Let’s say you wanted to compute the velocity, d𝑠 divided by d𝑡, at some specific
time, like 𝑡 equals two. And for right now, let’s think of d𝑡 as having an actual size, some concrete
nudge. We’ll let it go to zero in just a bit. The tiny change in distance between two seconds and two plus d𝑡 seconds, well that’s
𝑠 of two plus d𝑡 minus 𝑠 of two, and we divide that by d𝑡. Since our function is 𝑡 cubed, that numerator looks like two plus d𝑡 cubed minus
two cubed. And this, this is something can work out algebraically. Again, bear with me. There’s a reason that I’m showing you the details here. When you expand that top, what you get is two cubed plus three times two squared d𝑡
plus three times two times d𝑡 squared plus d𝑡 cubed. And all of that is minus two cubed.

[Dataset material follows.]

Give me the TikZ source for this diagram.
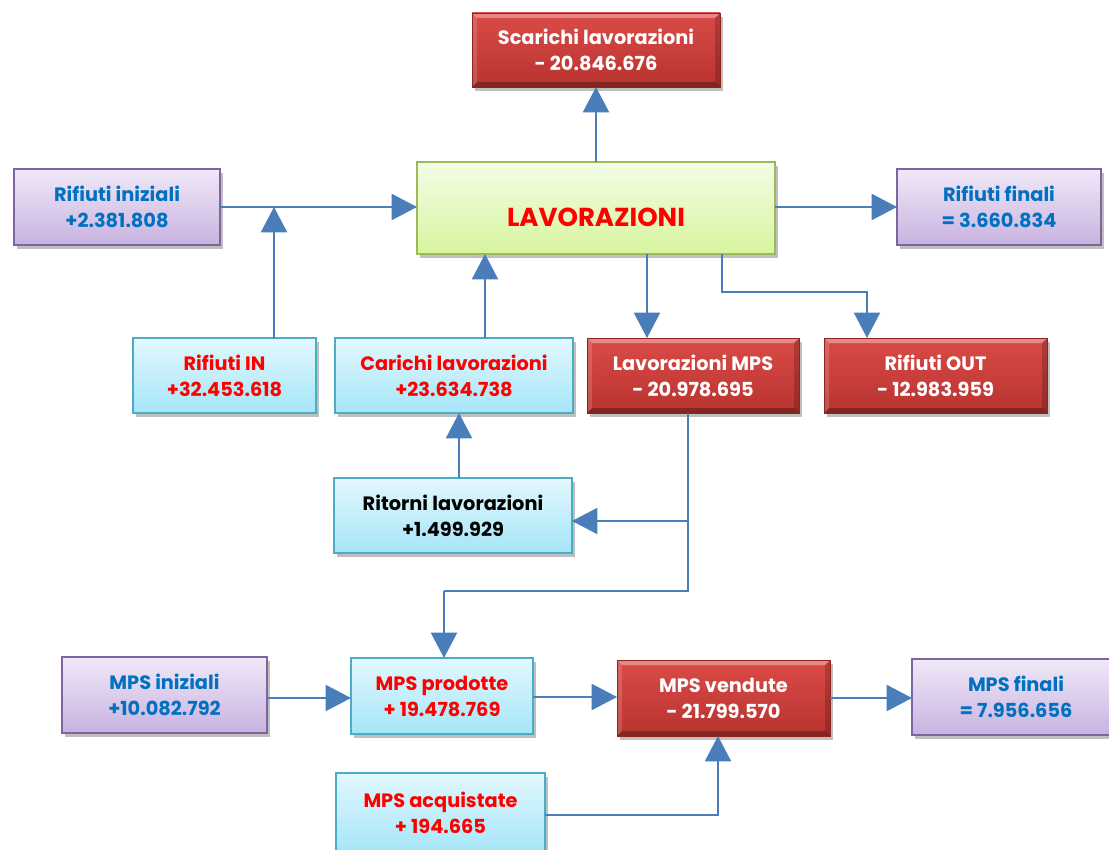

Now there’s a lot of terms. And I want you to remember that it looks like a mess, but it does simplify. Those two cubed terms, they cancel out. And then everything remaining here has a d𝑡 in it. And since there’s a d𝑡 on the bottom there, many of those cancel out as well. What this means is that the ratio, d𝑠 divided by d𝑡, has boiled down into three
times two squared plus, well, two different terms that each have a d𝑡 in them. So if we ask what happens as d𝑡 approaches 0, representing the idea of looking at a
smaller and smaller change in time, we can just completely ignore those other
terms. By eliminating the need to think about a specific d𝑡, we’ve actually eliminated a
lot of the complication in the full expression! So what we’re left with is this nice clean three times two squared.

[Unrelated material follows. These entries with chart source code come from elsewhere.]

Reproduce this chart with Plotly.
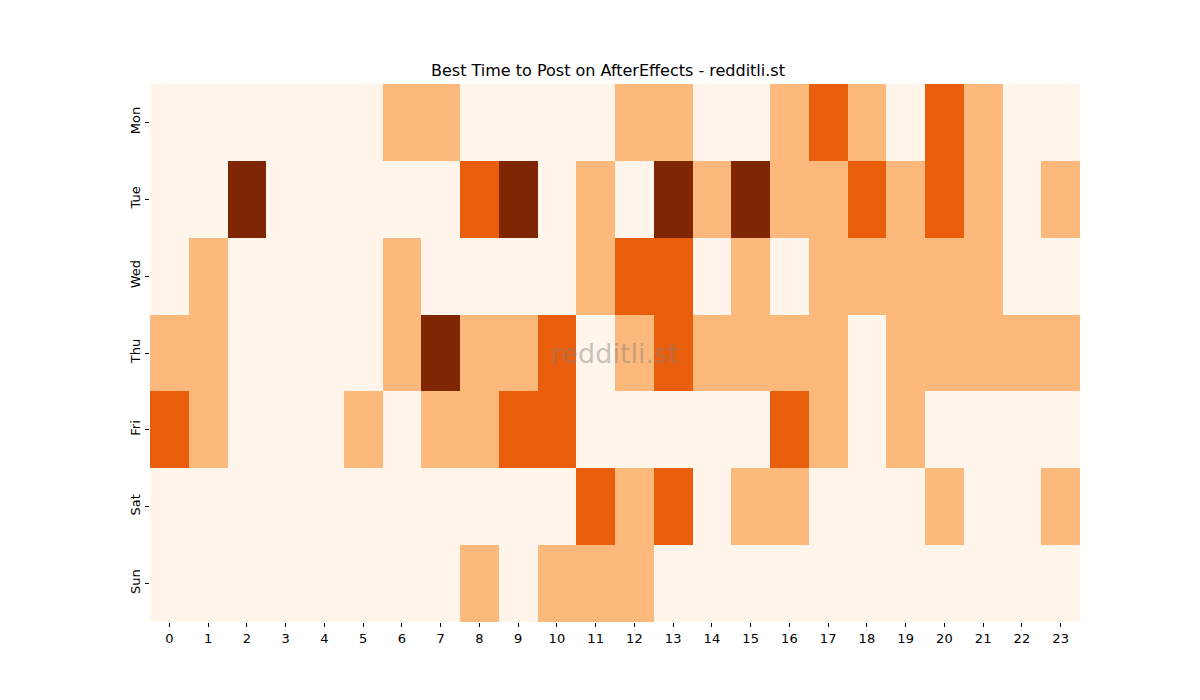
import plotly.graph_objects as go

days = ["Mon", "Tue", "Wed", "Thu", "Fri", "Sat", "Sun"]
hours = list(range(24))

mon = [0, 0, 0, 0, 0, 0, 1, 1, 0, 0, 0, 0, 1, 1, 0, 0, 1, 2, 1, 0, 2, 1, 0, 0]
tue = [0, 0, 3, 0, 0, 0, 0, 0, 2, 3, 0, 1, 0, 3, 1, 3, 1, 1, 2, 1, 2, 1, 0, 1]
wed = [0, 1, 0, 0, 0, 0, 1, 0, 0, 0, 0, 1, 2, 2, 0, 1, 0, 1, 1, 1, 1, 1, 0, 0]
thu = [1, 1, 0, 0, 0, 0, 1, 3, 1, 1, 2, 0, 1, 2, 1, 1, 1, 1, 0, 1, 1, 1, 1, 1]
fri = [2, 1, 0, 0, 0, 1, 0, 1, 1, 2, 2, 0, 0, 0, 0, 0, 2, 1, 0, 1, 0, 0, 0, 0]
sat = [0, 0, 0, 0, 0, 0, 0, 0, 0, 0, 0, 2, 1, 2, 0, 1, 1, 0, 0, 0, 1, 0, 0, 1]
sun = [0, 0, 0, 0, 0, 0, 0, 0, 1, 0, 1, 1, 1, 0, 0, 0, 0, 0, 0, 0, 0, 0, 0, 0]

z = [mon, tue, wed, thu, fri, sat, sun]

# discrete steps of the Oranges map, values 0..3
colorscale = [
    [0.0, "#fff5eb"], [1 / 6, "#fff5eb"],
    [1 / 6, "#fdb87c"], [0.5, "#fdb87c"],
    [0.5, "#e95e0d"], [5 / 6, "#e95e0d"],
    [5 / 6, "#7f2704"], [1.0, "#7f2704"],
]

fig = go.Figure(go.Heatmap(
    z=z, x=hours, y=days,
    colorscale=colorscale, zmin=0, zmax=3,
    showscale=False, xgap=0, ygap=0,
))

fig.update_layout(
    width=1200, height=700,
    margin=dict(l=142, r=128, t=76, b=86),
    plot_bgcolor="white", paper_bgcolor="white",
    font=dict(family="DejaVu Sans", size=13, color="black"),
    title=dict(text="Best Time to Post on AfterEffects - redditli.st",
               x=0.5, xanchor="center", y=1 - 62 / 700, yanchor="middle",
               font=dict(size=16)),
    xaxis=dict(tickmode="array", tickvals=hours, ticks="outside", ticklen=4,
               tickcolor="black", showgrid=False, zeroline=False,
               range=[-0.5, 23.5]),
    yaxis=dict(autorange="reversed", ticks="outside", ticklen=4,
               tickcolor="black", showgrid=False, zeroline=False,
               tickangle=-90),
    annotations=[dict(text="redditli.st", x=0.5, y=0.5, xref="paper", yref="paper",
                      showarrow=False,
                      font=dict(size=27, color="rgba(128,128,128,0.45)"))],
)

fig.write_html("out.html")
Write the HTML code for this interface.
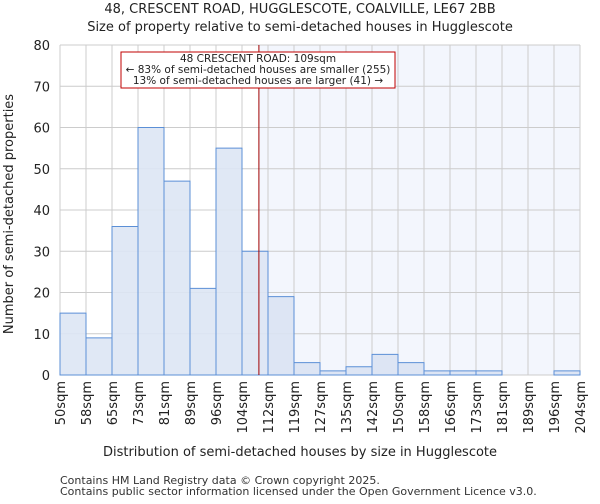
<!DOCTYPE html>
<html><head><meta charset="utf-8"><style>
body{margin:0;background:#fff;font-family:"DejaVu Sans","Liberation Sans",sans-serif}
</style></head><body>
<svg id="chart" width="600" height="500" xmlns="http://www.w3.org/2000/svg" font-family="DejaVu Sans, Liberation Sans, sans-serif">
<text x="300" y="13" text-anchor="middle" font-size="13" fill="#222">48, CRESCENT ROAD, HUGGLESCOTE, COALVILLE, LE67 2BB</text>
<text x="300" y="31" text-anchor="middle" font-size="13" fill="#222">Size of property relative to semi-detached houses in Hugglescote</text>
<g id="plot"></g>
<text x="300" y="456" text-anchor="middle" font-size="13" fill="#222">Distribution of semi-detached houses by size in Hugglescote</text>
<text transform="translate(13,214) rotate(-90)" text-anchor="middle" font-size="13" fill="#222">Number of semi-detached properties</text>
<text x="60" y="484" font-size="11" fill="#333">Contains HM Land Registry data © Crown copyright 2025.</text>
<text x="60" y="495" font-size="11" fill="#333">Contains public sector information licensed under the Open Government Licence v3.0.</text>
</svg>
<script>
const binLabels=["50sqm","58sqm","65sqm","73sqm","81sqm","89sqm","96sqm","104sqm","112sqm","119sqm","127sqm","135sqm","142sqm","150sqm","158sqm","166sqm","173sqm","181sqm","189sqm","196sqm","204sqm"];
const counts=[15,9,36,60,47,21,55,30,19,3,1,2,5,3,1,1,1,0,0,1];
const yTicks=[0,10,20,30,40,50,60,70,80];
const propertyBinPos=[7.65];
const NS="http://www.w3.org/2000/svg";
const L=60,R=580,T=45,B=375,YMAX=80;
const nb=counts.length;
const x=i=>L+(R-L)*i/nb;
const y=v=>B-(B-T)*v/YMAX;
const g=document.getElementById('plot');
function mk(t,a){const e=document.createElementNS(NS,t);for(const k in a)e.setAttribute(k,a[k]);g.appendChild(e);return e;}
const mx=x(propertyBinPos[0]);
let e=mk('rect',{x:mx,y:T,width:R-mx,height:B-T,fill:'#f3f6fd'});


for(let i=0;i<=nb;i++){e=mk('line',{x1:x(i),x2:x(i),y1:T,y2:B,stroke:'#cccccc','stroke-width':1});

}
yTicks.forEach(v=>{e=mk('line',{x1:L,x2:R,y1:y(v),y2:y(v),stroke:'#cccccc','stroke-width':1});


const t=mk('text',{x:L-10,y:y(v)+5,'text-anchor':'end','font-size':13,fill:'#222'});t.textContent=v;

});
counts.forEach((c,i)=>{if(c<=0)return;const r=mk('rect',{x:x(i),y:y(c),width:x(i+1)-x(i),height:B-y(c),fill:x(i)>=mx?'#dae3f3':'#dde6f4',stroke:'#5b8fd6','stroke-width':1,'fill-opacity':0.9});

});
binLabels.forEach((l,i)=>{const t=mk('text',{transform:`translate(${x(i)+5},381) rotate(-90)`,'text-anchor':'end','font-size':13,fill:'#222'});t.textContent=l;

});
e=mk('line',{x1:mx,x2:mx,y1:T,y2:B,stroke:'#a00000','stroke-width':1});


e=mk('rect',{x:121,y:52,width:274,height:36,fill:'#fff',stroke:'#c00000','stroke-width':1});


[["48 CRESCENT ROAD: 109sqm",62],["← 83% of semi-detached houses are smaller (255)",73],["13% of semi-detached houses are larger (41) →",84]].forEach(([s,yy])=>{const t=mk('text',{x:258,y:yy,'text-anchor':'middle','font-size':10.5,fill:'#222'});t.textContent=s;

});
</script>
</body></html>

You can think of that as meaning that the slope of a line tangent to the point at 𝑡
equals two of this graph is exactly three times two squared or 12. And of course, there’s nothing special about the time 𝑡 equals two. We could more generally say that the derivative of 𝑡 cubed as a function of 𝑡, is
three times 𝑡 squared.
Now take a step back because that’s beautiful. This derivative is this crazy complicated idea. We’ve got tiny changes in distance over tiny changes in time. But instead of looking at any specific one of those, we’re talking about what that
thing approaches. I mean, that’s a lot to think about! And yet, what we’ve come out with is such a simple expression, three times 𝑡
squared. And in practice, you wouldn’t go through all this algebra each time. Knowing that the derivative of 𝑡 cubed is three 𝑡 squared is one of those things
that all calculus students learn how to do immediately without having to rederive it
each time.
And in the next video, I’m gonna show you a nice way to think about this and a couple
of other derivative formulas in really nice geometric ways. But the point I wanna make by showing you all of the algebraic guts here is that when
you consider the tiny change in distance caused by a tiny change in time for some
specific value of d𝑡, you’d have kind of a mess. But when you consider what that ratio approaches as d𝑡 approaches zero, it lets you
ignore much of that mess. And it really does simplify the problem. That right there is kind of the heart of why calculus becomes useful.
Another reason to show you a concrete derivative like this is that it sets the stage
for an example of the kind of paradoxes that come about if you believe too much in
the illusion of instantaneous rate of change. So think about the actual car traveling according to this 𝑡 cubed to distance
function. And consider its motion at the moment 𝑡 equals zero, right at the start. Now ask yourself whether or not the car is moving at that time. On the one hand, we can compute its speed at that point using the derivative, three
𝑡 squared, which for time 𝑡 equals zero works out to be zero.
Visually, this means that the tangent line to the graph at that point is perfectly
flat. So the car’s, quote, unquote, “instantaneous velocity” is zero. And that suggests that obviously it’s not moving. But on the other hand, if it doesn’t start moving at time zero, when does it start
moving? Really, pause and ponder that for a moment. Is the car moving at time 𝑡 equals zero?
Do you see the paradox? The issue is that the question makes no sense. It references the idea of change in a moment. But that doesn’t actually exist. That’s just not what the derivative measures. What it means for the derivative of a distance function to be zero is that the best
constant approximation for the car’s velocity around that point is zero meters per
second. For example, if you look at an actual change in time, say between time zero and 0.1
seconds, the car does move. It moves 0.001 meters. That’s very small. And importantly, it’s very small compared to the change in time, giving an average
speed of only 0.01 meters per second.
And remember, what it means for the derivative of this motion to be zero is that for
smaller and smaller nudges in time, this ratio of meters per second approaches
zero. But that’s not to say that the car is static. Approximating its movement with a constant velocity of zero is, after all, just an
approximation. So whenever you hear people refer to the derivative as an instantaneous rate of
change, a phrase which is intrinsically oxymoronic, I want you to think of that as a
conceptual shorthand for the best constant approximation for rate of change.
In the next couple of videos, I’ll be talking more about the derivative, what it
looks like in different contexts. How do you actually compute it? Why is it useful? Things like that, focusing on visual intuition as always.